Bağışıklık sisteminizi iyileştirmek için sebze ve meyve porsiyonlarınızı arttırın. Meyve-sebzede 5 temel rengi (kırmızı, turuncu, yeşil, mor ve beyaz) göz önüne alarak beslenin. Kabak, kivi, lahana, ıspanak, yulaf, armut, kayısı, portakal, kivi gibi lif oranı yüksek meyve ve sebzeler sizi fazla yağlardan kurtarır. Çünkü bu yiyecekler midenize girdiğinde tıpkı bir sünger gibi şişer ve daha az yemenizi sağlar. Sindirim sonrası vücuttan atılırken de sizi bütün toksinlerden kurtarır.
‘YİNE DE OLMUYOR’ DİYORSANIZ
Biraz da besin gruplarını konuşalım. Tahıl grubu, vücudumuzun en temel ihtiyacı olan şekeri sağlar. Tahılsız ya da daha geniş tabiriyle karbonhidratsız bir hayat yaşarsak beyin hücrelerimiz bile iyi çalışmaz. Ama vücutta direkt şekere dönüşen ve fazlası yağ hücrelerine depo edilen bu yiyecekleri çok sık ve üst üste yediğimizde zor kilo verme veya şişmanlama gibi durumlar ortaya çıkar. Pilav, makarna, börek, patates, kek, kurabiye, çikolata, bisküvi, dondurma, tatlı gibi yiyeceklerden fazla tüketmeyin. Kilo aldığınızı gördüğünüzde ilk yapacağınız, bu yiyeceklerden mümkün olduğu kadar uzak durmak olsun.
“Yediğim tahıllara dikkat ediyorum, porsiyonları da büyütmedim ama yine de kilo veremiyorum” diyorsanız sorun bilmeden yediğiniz gizli yağlarda olabilir! Bir insan yağ yiyerek yağlarından kurtulamaz! Kızartma yemiyor, ekmeğinizin üzerine tereyağı sürmüyor olabilirsiniz. Ancak vücudunuza giren gizli yağlar hakkında bir fikriniz var mı? Diyelim ki salatanıza 2 yemek kaşığı yağ koydunuz. 2 yemek kaşığı yağ 30 gramdır, 270 kaloriye tekabül eder. 1 dilim ekmeği 70 kalori olarak düşündüğümüzde salatanın yağ kalorisi nereden baksanız 4 dilim ekmeğe karşılık geliyor. Hiç ekmek yemeden de yağlı bir salata yiyerek 4-5 dilim ekmek yemiş olursunuz, aman dikkat! Tatlandırılmış içecekler, işlenmiş etler, işlenmiş tahıllar... Bu tarz besinler de çok fazla yağ ve şeker içerir, tüketmemekte fayda var.
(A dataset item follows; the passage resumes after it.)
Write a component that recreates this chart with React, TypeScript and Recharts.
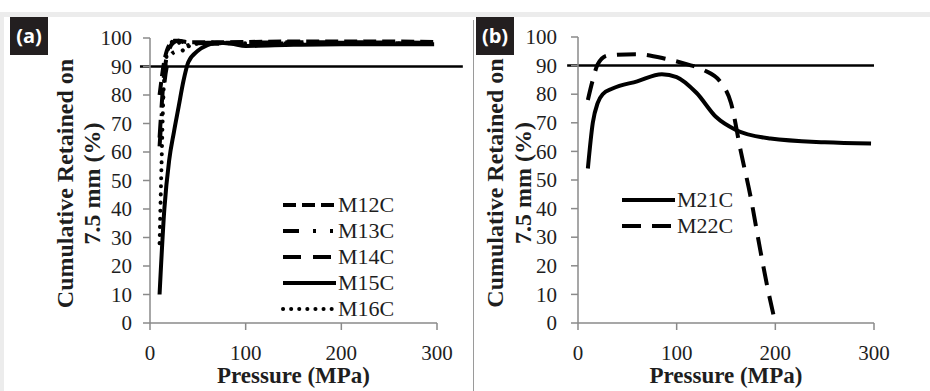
import React from "react";
import { LineChart, Line, XAxis, YAxis, ReferenceLine, Legend, Label } from "recharts";

// axes
const xTicks = [0, 100, 200, 300];
const yTicks = [0, 10, 20, 30, 40, 50, 60, 70, 80, 90, 100];
const threshold = 90;

// panel (a) – pressure (MPa), cumulative retained (%)
const m12c: [number, number][] = [[10, 80], [15, 92], [20, 97.5], [25, 99], [30, 99], [40, 98.5], [60, 98.5], [100, 98.6], [150, 98.8], [200, 98.8], [250, 98.8], [297, 98.6]];
const m13c: [number, number][] = [[10, 62], [15, 84], [20, 93], [25, 95], [30, 95.5], [40, 97.5], [60, 98], [100, 98], [200, 98.3], [297, 98]];
const m14c: [number, number][] = [[10, 65], [15, 88], [20, 96], [25, 98.5], [30, 99], [40, 98], [60, 98.3], [100, 98.4], [200, 98.5], [297, 98.3]];
const m15c: [number, number][] = [[10, 10], [15, 40], [20, 57], [25, 67], [30, 76], [35, 85], [40, 91.5], [50, 95.5], [60, 97.5], [70, 98.3], [85, 98], [100, 97.2], [150, 97.6], [200, 97.8], [297, 97.8]];
const m16c: [number, number][] = [[10, 28], [12, 55], [14, 80], [16, 90], [20, 97], [25, 99], [30, 98.5], [35, 95.5], [40, 97], [50, 98], [100, 98.2], [200, 98.2], [297, 98]];

// panel (b)
const m21c: [number, number][] = [[10, 54], [15, 70], [20, 77], [25, 80], [35, 82], [60, 84.5], [85, 87], [100, 86], [120, 80.5], [140, 72], [160, 67.5], [195, 64.5], [250, 63.2], [297, 62.8]];
const m22c: [number, number][] = [[10, 78], [15, 85], [20, 90.5], [30, 93.5], [60, 94], [90, 92.3], [110, 90.5], [127, 88.5], [145, 84], [155, 77], [165, 60], [175, 44], [185, 25], [192, 12.5], [200, 0]];

type Series = { name: string; points: [number, number][]; dash?: string; cap?: "round" | "butt" };

const seriesA: Series[] = [
  { name: "M12C", points: m12c, dash: "13 6" },
  { name: "M13C", points: m13c, dash: "16 14 3 14 3 14" },
  { name: "M14C", points: m14c, dash: "18 12" },
  { name: "M15C", points: m15c },
  { name: "M16C", points: m16c, dash: "0.1 8", cap: "round" },
];
const seriesB: Series[] = [
  { name: "M21C", points: m21c },
  { name: "M22C", points: m22c, dash: "19 11" },
];

const toRows = (pts: [number, number][]) => pts.map(([x, y]) => ({ x, y }));

const SERIF = "Liberation Serif";
const AXIS = "#8a8a8a";
const INK = "#1e1e1e";

const XTick = (p: any) => (
  <text x={p.x} y={p.y} dy="0.71em" textAnchor="middle" fontFamily={SERIF} fontSize={21} fill={INK}>
    {p.payload.value}
  </text>
);
const YTick = (p: any) => (
  <text x={p.x} y={p.y} dy="0.34em" textAnchor="end" fontFamily={SERIF} fontSize={21} fill={INK}>
    {p.payload.value}
  </text>
);

function yLabel(lines: string[], offs: number[]) {
  return (props: any) => {
    const vb = props.viewBox;
    const cy = vb.y + vb.height / 2 + 3;
    return (
      <g>
        {lines.map((t, i) => {
          const x = vb.x + offs[i];
          return (
            <text key={i} x={x} y={cy} transform={`rotate(-90 ${x} ${cy})`} textAnchor="middle"
              dominantBaseline="central" fontFamily={SERIF} fontWeight="bold" fontSize={24} fill={INK}>
              {t}
            </text>
          );
        })}
      </g>
    );
  };
}

function xLabel(props: any) {
  const vb = props.viewBox;
  return (
    <text x={vb.x + vb.width / 2} y={vb.y + 60} textAnchor="middle" fontFamily={SERIF}
      fontWeight="bold" fontSize={23} fill={INK}>
      Pressure (MPa)
    </text>
  );
}

function LegendBox({ items }: { items: Series[] }) {
  const row = 26;
  return (
    <svg width={130} height={items.length * row} style={{ display: "block" }}>
      {items.map((s, i) => {
        const cy = 13 + i * row;
        return (
          <g key={s.name}>
            <line x1={2} x2={55} y1={cy} y2={cy} stroke="#000" strokeWidth={4}
              strokeDasharray={s.dash} strokeLinecap={s.cap ?? "butt"} />
            <text x={57} y={cy} dy="0.34em" fontFamily={SERIF} fontSize={22} fill={INK}>
              {s.name}
            </text>
          </g>
        );
      })}
    </svg>
  );
}

function Panel({ series, width, yAxisWidth, top, right, legendPos, lineOffs, refFrom, refTo, yMargin }: {
  series: Series[]; width: number; yAxisWidth: number; top: number; right: number;
  legendPos: { left: number; top: number }; lineOffs: number[]; refFrom: number; refTo: number; yMargin: number;
}) {
  return (
    <LineChart width={width} height={391} margin={{ top, right, bottom: 0, left: 0 }}>
      <XAxis type="number" dataKey="x" domain={[0, 300]} ticks={xTicks} height={68}
        stroke={AXIS} strokeWidth={1.5} tickSize={7} tickMargin={15} tick={XTick}
        allowDuplicatedCategory={false}>
        <Label content={xLabel} />
      </XAxis>
      <YAxis type="number" domain={[0, 100]} ticks={yTicks} width={yAxisWidth} interval={0}
        stroke={AXIS} strokeWidth={1.5} tickSize={7} tickMargin={yMargin} tick={YTick}>
        <Label content={yLabel(["Cumulative Retained on", "7.5 mm (%)"], lineOffs)} />
      </YAxis>
      <ReferenceLine segment={[{ x: refFrom, y: threshold }, { x: refTo, y: threshold }]}
        stroke="#000" strokeWidth={2.5} ifOverflow="visible" />
      {series.map((s) => (
        <Line key={s.name} data={toRows(s.points)} dataKey="y" name={s.name} type="monotone"
          stroke="#000" strokeWidth={4} strokeDasharray={s.dash} strokeLinecap={s.cap ?? "butt"}
          dot={false} activeDot={false} isAnimationActive={false} />
      ))}
      <Legend layout="vertical" align="center" verticalAlign="middle"
        wrapperStyle={{ left: legendPos.left, top: legendPos.top, width: 130 }}
        content={() => <LegendBox items={series} />} />
    </LineChart>
  );
}

const tag: React.CSSProperties = {
  position: "absolute", width: 38, height: 38, background: "#231f20", color: "#fff",
  fontFamily: "'Open Sans', sans-serif", fontWeight: 700, fontSize: 20, lineHeight: "38px",
  textAlign: "center",
};

export default function App() {
  return (
    <div style={{ position: "relative", width: 930, height: 391, background: "#fff", overflow: "hidden" }}>
      <style>{"body{margin:0}"}</style>
      <div style={{ position: "absolute", left: 0, top: 12, width: 930, height: 5, background: "#ececec" }} />
      <div style={{ position: "absolute", left: 0, top: 12, width: 4, height: 379, background: "#ececec" }} />
      <div style={{ position: "absolute", left: 0, top: 0 }}>
        <Panel series={seriesA} width={470} yAxisWidth={150} top={38} right={33} yMargin={11}
          legendPos={{ left: 281, top: 192 }} lineOffs={[65, 92]} refFrom={-10.5} refTo={327} />
      </div>
      <div style={{ position: "absolute", left: 470, top: 0 }}>
        <Panel series={seriesB} width={460} yAxisWidth={108} top={37} right={56} yMargin={14}
          legendPos={{ left: 150, top: 187 }} lineOffs={[25, 53]} refFrom={-11} refTo={300} />
      </div>
      <div style={{ position: "absolute", left: 473, top: 20, width: 1, height: 371, background: "#9a9a9a" }} />
      <div style={{ ...tag, left: 10, top: 17 }}>(a)</div>
      <div style={{ ...tag, left: 476, top: 17 }}>(b)</div>
    </div>
  );
}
Akşam yemekle beraber yiyeceğiniz yoğurt, içerdiği yüksek kalsiyumla metabolizmanızı çalıştıracaktır.
Beslenmemizde mutlaka olması gereken besinlerse sebze-meyvenin yanı sıra yağlı tohumlar, kuru baklagiller, zeytinyağı ve yoğurt... Akşam yemekle beraber yiyeceğiniz yoğurt, içerdiği yüksek kalsiyumla metabolizmanızı çalıştıracaktır. İçerdiği yüksek laktik asit nedeniyle de daha rahat uyumanızı sağlayacaktır. Kuru baklagillerse protein, demir ve mineral açısından çok zengin; metabolizmayı çalıştırıyorlar. İçerdikleri lif oranı çok yüksek olduğu için kişiyi tok tutup iştah kontrolü de sağlıyorlar.
Gördüğünüz gibi, sağlıklı beslenmeye başlamak o kadar zor değil... Vücudumuzu iyi dinlemek, neye ihtiyacımız olduğunu bilmek gerek. Bu konuyu konuşurken genelde “Diyete girmiş gibi hissetmemek için ne yapmalıyız” diye sorarlar. Önümüzdeki hafta bu konudan bahsedeceğim; kalorisi düşük ama bir o kadar lezzetli tarifler vereceğim.
Hiç ekmek yemeden de yağlı bir salata yiyerek 4-5 dilim ekmek yemiş olursunuz, aman dikkat!